Cynthia Talmadge at Bortolami Gallery

The streetscape in this painting by Cynthia Talmadge at Bortolami Gallery is a rendition of the gallery’s actual Tribeca location, but created in a pointillist painting style, the place doesn’t quite seem real.  Appropriately, each picture depicts a scene in the imagined life of ‘Alan Smithee,’ a pseudonym used in place of a real film director’s name when (s)he has lost creative control of a film and disowns it.  Talmadge pictures Smithee in various Hollywood haunts (the Scientology Celebrity Center, the Beverly Hilton) and later in New York as he ditches his west coast lifestyle and disastrous film career in favor of a shot at Broadway.  Redemption eludes Smithee but the story – also told with details of Smithee’s life on the cover of various issues of Playbill – entices with its conflict between big dreams and dashed hopes.  (On view in Tribeca through Feb 25th).

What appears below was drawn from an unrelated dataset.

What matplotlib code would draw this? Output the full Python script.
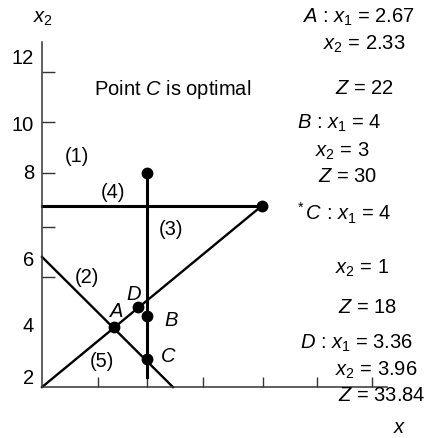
import matplotlib
matplotlib.use("Agg")
import matplotlib.pyplot as plt

plt.rcParams["font.family"] = ["Liberation Sans", "DejaVu Sans"]
plt.rcParams["mathtext.fontset"] = "custom"
plt.rcParams["mathtext.rm"] = "Liberation Sans"
plt.rcParams["mathtext.it"] = "Liberation Sans:italic"

# constraint lines (in axis units)
line2_x = [0, 4.99]
line2_y = [5.86, 1.89]
line5_x = [0, 8.38]
line5_y = [1.89, 7.42]
line4_x = [0, 8.38]
line4_y = [7.42, 7.42]
line3_x = [4, 4]
line3_y = [8.42, 2.2]

# corner points
pt_x = [2.74, 3.65, 4.0, 4.0, 4.0, 8.38]
pt_y = [3.72, 4.33, 4.05, 2.74, 8.42, 7.42]

# axis ticks and labels
xtick_pos = [2.13, 4.0, 6.13, 8.42, 10.48, 12.57]
ytick_pos = [5.25, 6.77, 8.42, 9.97, 11.50]
ylabel_vals = ["2", "4", "6", "8", "10", "12"]
ylabel_pos = [2.17, 3.78, 5.77, 8.42, 9.91, 11.95]

# labels on the lines / points
mark_text = ["(1)", "(4)", "(3)", "(2)", r"$D$", r"$A$", r"$B$", r"$C$", "(5)"]
mark_x = [1.33, 2.70, 4.91, 1.71, 3.50, 2.82, 4.91, 4.80, 2.29]
mark_y = [8.94, 7.84, 6.74, 5.25, 4.73, 4.24, 3.94, 2.84, 2.69]

# solutions listed on the right
notes = [
    r"$A$ : $x_1$ = 2.67", r"$x_2$ = 2.33", r"$Z$ = 22",
    r"$B$ : $x_1$ = 4", r"$x_2$ = 3", r"$Z$ = 30",
    r"$^*C$ : $x_1$ = 4", r"$x_2$ = 1", r"$Z$ = 18",
    r"$D$ : $x_1$ = 3.36", r"$x_2$ = 3.96", r"$Z$ = 33.84",
]
notes_px = [302, 323, 335, 297, 315, 318, 295, 335, 338, 300, 335, 338]
notes_py = [17, 44, 88, 123, 151, 176, 213, 268, 308, 343, 370, 396]

W, H = 433, 439
fig = plt.figure(figsize=(W / 100, H / 100), dpi=100)
ax = fig.add_axes([0, 0, 1, 1])
ax.set_xlim(-42 / 26.25, (W - 42) / 26.25)
ax.set_ylim(7 - (H - 220.5) / 32.8, 7 + 220.5 / 32.8)
ax.patch.set_alpha(0)

for s in ["top", "right"]:
    ax.spines[s].set_visible(False)
ax.spines["left"].set_position(("data", 0))
ax.spines["bottom"].set_position(("data", 1.89))
ax.spines["left"].set_bounds(1.89, 12.41)
ax.spines["bottom"].set_bounds(0, 13.14)
for s in ["left", "bottom"]:
    ax.spines[s].set_linewidth(1.1)
    ax.spines[s].set_color("#333333")

ax.set_xticks(xtick_pos)
ax.set_yticks(ytick_pos)
ax.tick_params(axis="x", direction="in", length=7.5, width=1.0, color="#333333", labelbottom=False)
ax.tick_params(axis="y", direction="in", length=9, width=1.0, color="#333333", labelleft=False)

ax.plot(line4_x, line4_y, color="black", lw=2.2)
ax.plot(line3_x, line3_y, color="black", lw=2.2)
ax.plot(line2_x, line2_y, color="black", lw=1.7)
ax.plot(line5_x, line5_y, color="black", lw=1.7)
ax.plot(pt_x, pt_y, "o", color="black", ms=7.5)

fs = 14.5
for v, y in zip(ylabel_vals, ylabel_pos):
    ax.text(-0.3, y, v, ha="right", va="center", fontsize=fs)
for t, x, y in zip(mark_text, mark_x, mark_y):
    ax.text(x, y, t, ha="center", va="center", fontsize=fs)

ax.text(4.99, 10.98, r"Point $C$ is optimal", ha="center", va="center", fontsize=fs)
ax.text(0.04, 13.17, r"$x_2$", ha="center", va="center", fontsize=fs)

for t, px, py in zip(notes, notes_px, notes_py):
    fig.text(px / W, 1 - py / H, t, ha="left", va="center", fontsize=fs)
fig.text(400 / W, 1 - 428 / H, r"$x$", ha="center", va="center", fontsize=fs)

fig.savefig("out.png", dpi=100)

Cynthia Talmadge, Maserati (39 Walker), oil and canvas with wood frame, 30 x 24 inches, 2022.

Gil Batle at Ricco Maresca Gallery





In this meticulous hand carving on ostrich egg by Gil Batle, who spent two decades incarcerated in California, a cast of characters carries on life in prison. Here, ‘Hollywood’ makes prison wine. (At Chelsea’s Ricco Maresca Gallery through Jan 9th). 

Gil Batle, Chrysalis, Carved ostrich egg shell, 6.5 x 5 x 5 inches, 2014.